**DATA EXCERPT:**

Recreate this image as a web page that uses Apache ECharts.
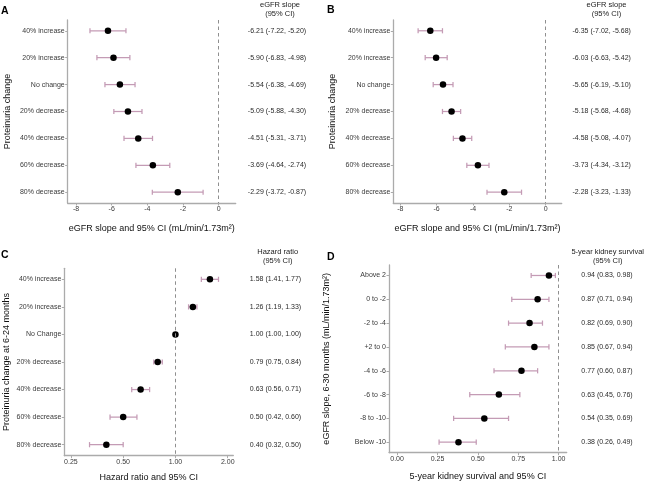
<!DOCTYPE html>
<html><head><meta charset="utf-8">
<script src="https://cdn.jsdelivr.net/npm/echarts@6/dist/echarts.min.js"></script>
<style>html,body{margin:0;padding:0;background:#fff}#c{width:647px;height:483px}</style>
</head><body><div id="c"></div>
<script>
// ---- Panel A ----
const catsA = ['40% increase','20% increase','No change','20% decrease','40% decrease','60% decrease','80% decrease'];
const estA  = [-6.21,-5.90,-5.54,-5.09,-4.51,-3.69,-2.29];
const lowA  = [-7.22,-6.83,-6.38,-5.88,-5.31,-4.64,-3.72];
const highA = [-5.20,-4.98,-4.69,-4.30,-3.71,-2.74,-0.87];
const ticksA = [-8,-6,-4,-2,0];
// ---- Panel B ----
const catsB = ['40% increase','20% increase','No change','20% decrease','40% decrease','60% decrease','80% decrease'];
const estB  = [-6.35,-6.03,-5.65,-5.18,-4.58,-3.73,-2.28];
const lowB  = [-7.02,-6.63,-6.19,-5.68,-5.08,-4.34,-3.23];
const highB = [-5.68,-5.42,-5.10,-4.68,-4.07,-3.12,-1.33];
const ticksB = [-8,-6,-4,-2,0];
// ---- Panel C ----
const catsC = ['40% increase','20% increase','No Change','20% decrease','40% decrease','60% decrease','80% decrease'];
const estC  = [1.58,1.26,1.00,0.79,0.63,0.50,0.40];
const lowC  = [1.41,1.19,1.00,0.75,0.56,0.42,0.32];
const highC = [1.77,1.33,1.00,0.84,0.71,0.60,0.50];
const ticksC = [0.25,0.5,1,2];
// ---- Panel D ----
const catsD = ['Above 2','0 to -2','-2 to -4','+2 to 0','-4 to -6','-6 to -8','-8 to -10','Below -10'];
const estD  = [0.94,0.87,0.82,0.85,0.77,0.63,0.54,0.38];
const lowD  = [0.83,0.71,0.69,0.67,0.60,0.45,0.35,0.26];
const highD = [0.98,0.94,0.90,0.94,0.87,0.76,0.69,0.49];
const ticksD = [0,0.25,0.5,0.75,1];

const FONT = '"Liberation Sans", Arial, Helvetica, sans-serif';
const BAR = '#c49bb5';
const AXIS = '#ababab';

function ann(e,l,h){ return e.map((v,k)=>v.toFixed(2)+' ('+l[k].toFixed(2)+', '+h[k].toFixed(2)+')'); }

const panels = [
  {cats:catsA, est:estA, low:lowA, high:highA, xticks:ticksA, type:'value', xmin:-8.47, xmax:0.96, ref:0,
   grid:{left:67.7, top:20, width:168, height:183}, ypad:0.4, xfmt:v=>String(v),
   xname:'eGFR slope and 95% CI (mL/min/1.73m²)', yname:'Proteinuria change', xGap:21, yGap:56, annMargin:41.3, annShift:3},
  {cats:catsB, est:estB, low:lowB, high:highB, xticks:ticksB, type:'value', xmin:-8.385, xmax:0.88, ref:0,
   grid:{left:393.3, top:20, width:168.4, height:183}, ypad:0.4, xfmt:v=>String(v),
   xname:'eGFR slope and 95% CI (mL/min/1.73m²)', yname:'Proteinuria change', xGap:21, yGap:56, annMargin:40, annShift:3},
  {cats:catsC, est:estC, low:lowC, high:highC, xticks:ticksC, type:'log', xmin:0.229, xmax:2.154, ref:1,
   grid:{left:64.3, top:268.3, width:169, height:187.4}, ypad:0.4, xfmt:v=>v.toFixed(2),
   xname:'Hazard ratio and 95% CI', yname:'Proteinuria change at 6-24 months', xGap:17, yGap:53, annMargin:42.2, annShift:0},
  {cats:catsD, est:estD, low:lowD, high:highD, xticks:ticksD, type:'value', xmin:-0.05, xmax:1.05, ref:1,
   grid:{left:389, top:265, width:177.7, height:187.7}, ypad:0.44, xfmt:v=>v.toFixed(2),
   xname:'5-year kidney survival and 95% CI', yname:'eGFR slope, 6-30 months (mL/min/1.73m²)', xGap:19, yGap:57.5, annMargin:40.3, annShift:0}
];

function errRender(params, api){
  const lo = api.coord([api.value(0), api.value(2)]);
  const hi = api.coord([api.value(1), api.value(2)]);
  const h = 2.6;
  const st = {stroke:BAR, lineWidth:1.25};
  return {type:'group', children:[
    {type:'line', shape:{x1:lo[0],y1:lo[1],x2:hi[0],y2:hi[1]}, style:st},
    {type:'line', shape:{x1:lo[0],y1:lo[1]-h,x2:lo[0],y2:lo[1]+h}, style:st},
    {type:'line', shape:{x1:hi[0],y1:hi[1]-h,x2:hi[0],y2:hi[1]+h}, style:st}
  ]};
}

const option = {animation:false, textStyle:{fontFamily:FONT}, grid:[], xAxis:[], yAxis:[], series:[], graphic:[]};

panels.forEach((p,i)=>{
  const n = p.cats.length;
  const idx = p.cats.map((_,k)=>k);
  const annText = ann(p.est, p.low, p.high);
  option.grid.push(Object.assign({containLabel:false}, p.grid));
  const xa = {gridIndex:i, type:p.type, min:p.xmin, max:p.xmax,
    axisLine:{show:true, onZero:false, lineStyle:{color:AXIS, width:1.3}},
    axisTick:{show:true, length:2.5, lineStyle:{color:AXIS}, customValues:p.xticks},
    axisLabel:{customValues:p.xticks, formatter:p.xfmt, fontSize:7, color:'#3a3a3a', margin:3, fontFamily:FONT},
    splitLine:{show:false},
    name:p.xname, nameLocation:'middle', nameGap:p.xGap, nameTextStyle:{fontSize:9, color:'#111', fontFamily:FONT}};
  if (p.type==='log') xa.logBase = 2;
  option.xAxis.push(xa);
  option.yAxis.push({gridIndex:i, type:'value', inverse:true, min:-p.ypad, max:n-1+p.ypad,
    axisLine:{show:true, onZero:false, lineStyle:{color:AXIS, width:1.3}},
    axisTick:{show:true, length:2.5, lineStyle:{color:AXIS}, customValues:idx},
    axisLabel:{customValues:idx, formatter:v=>p.cats[Math.round(v)], fontSize:7, color:'#3a3a3a', margin:3, fontFamily:FONT},
    splitLine:{show:false},
    name:p.yname, nameLocation:'middle', nameGap:p.yGap, nameTextStyle:{fontSize:9, color:'#111', fontFamily:FONT}});
  option.yAxis.push({gridIndex:i, type:'value', inverse:true, position:'right', min:-p.ypad, max:n-1+p.ypad,
    axisLine:{show:false}, axisTick:{show:false}, splitLine:{show:false},
    axisLabel:{customValues:idx, formatter:v=>annText[Math.round(v)], align:'center', margin:p.annMargin,
      fontSize:7, color:'#2a2a2a', fontFamily:FONT, padding:[0,0,2*p.annShift,0]}});
  option.series.push({type:'custom', xAxisIndex:i, yAxisIndex:2*i, renderItem:errRender,
    encode:{x:[0,1], y:2}, data:p.low.map((l,k)=>[l, p.high[k], k]), clip:false, z:2});
  option.series.push({type:'scatter', xAxisIndex:i, yAxisIndex:2*i, data:p.est.map((e,k)=>[e,k]),
    symbolSize:6.5, itemStyle:{color:'#000', opacity:1}, z:3,
    markLine:{silent:true, symbol:'none', label:{show:false}, animation:false,
      lineStyle:{color:'#8f8f8f', type:[3.5,3], width:1}, data:[{xAxis:p.ref}]}});
});

const hdr = (x,y,t)=>({type:'text', x:x, y:y, style:{text:t, align:'center', verticalAlign:'middle', fontSize:7.5, lineHeight:8.7, fill:'#222', fontFamily:FONT}});
const letter = (x,y,t)=>({type:'text', x:x, y:y, style:{text:t, align:'left', verticalAlign:'middle', fontSize:10.5, fontWeight:'bold', fill:'#000', fontFamily:FONT}});
option.graphic = [
  letter(1,11,'A'), letter(327,10,'B'), letter(1,255,'C'), letter(327,257,'D'),
  hdr(280,9.2,'eGFR slope\n(95% CI)'),
  hdr(606.5,9.2,'eGFR slope\n(95% CI)'),
  hdr(277.7,256.5,'Hazard ratio\n(95% CI)'),
  hdr(607.7,256.2,'5-year kidney survival\n(95% CI)')
];

const chart = echarts.init(document.getElementById('c'), null, {renderer:'canvas'});
chart.setOption(option);
</script></body></html>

**TASK TO COMPLETE:** Return nothing but the lines running from the start of the data to the line with "const ticksD = [0,0.25,0.5,0.75,1];", please, both ends included and no pictures.

**COMPLETE RESPONSE:**
Recreate this image as a web page that uses Apache ECharts.
<!DOCTYPE html>
<html><head><meta charset="utf-8">
<script src="https://cdn.jsdelivr.net/npm/echarts@6/dist/echarts.min.js"></script>
<style>html,body{margin:0;padding:0;background:#fff}#c{width:647px;height:483px}</style>
</head><body><div id="c"></div>
<script>
// ---- Panel A ----
const catsA = ['40% increase','20% increase','No change','20% decrease','40% decrease','60% decrease','80% decrease'];
const estA  = [-6.21,-5.90,-5.54,-5.09,-4.51,-3.69,-2.29];
const lowA  = [-7.22,-6.83,-6.38,-5.88,-5.31,-4.64,-3.72];
const highA = [-5.20,-4.98,-4.69,-4.30,-3.71,-2.74,-0.87];
const ticksA = [-8,-6,-4,-2,0];
// ---- Panel B ----
const catsB = ['40% increase','20% increase','No change','20% decrease','40% decrease','60% decrease','80% decrease'];
const estB  = [-6.35,-6.03,-5.65,-5.18,-4.58,-3.73,-2.28];
const lowB  = [-7.02,-6.63,-6.19,-5.68,-5.08,-4.34,-3.23];
const highB = [-5.68,-5.42,-5.10,-4.68,-4.07,-3.12,-1.33];
const ticksB = [-8,-6,-4,-2,0];
// ---- Panel C ----
const catsC = ['40% increase','20% increase','No Change','20% decrease','40% decrease','60% decrease','80% decrease'];
const estC  = [1.58,1.26,1.00,0.79,0.63,0.50,0.40];
const lowC  = [1.41,1.19,1.00,0.75,0.56,0.42,0.32];
const highC = [1.77,1.33,1.00,0.84,0.71,0.60,0.50];
const ticksC = [0.25,0.5,1,2];
// ---- Panel D ----
const catsD = ['Above 2','0 to -2','-2 to -4','+2 to 0','-4 to -6','-6 to -8','-8 to -10','Below -10'];
const estD  = [0.94,0.87,0.82,0.85,0.77,0.63,0.54,0.38];
const lowD  = [0.83,0.71,0.69,0.67,0.60,0.45,0.35,0.26];
const highD = [0.98,0.94,0.90,0.94,0.87,0.76,0.69,0.49];
const ticksD = [0,0.25,0.5,0.75,1];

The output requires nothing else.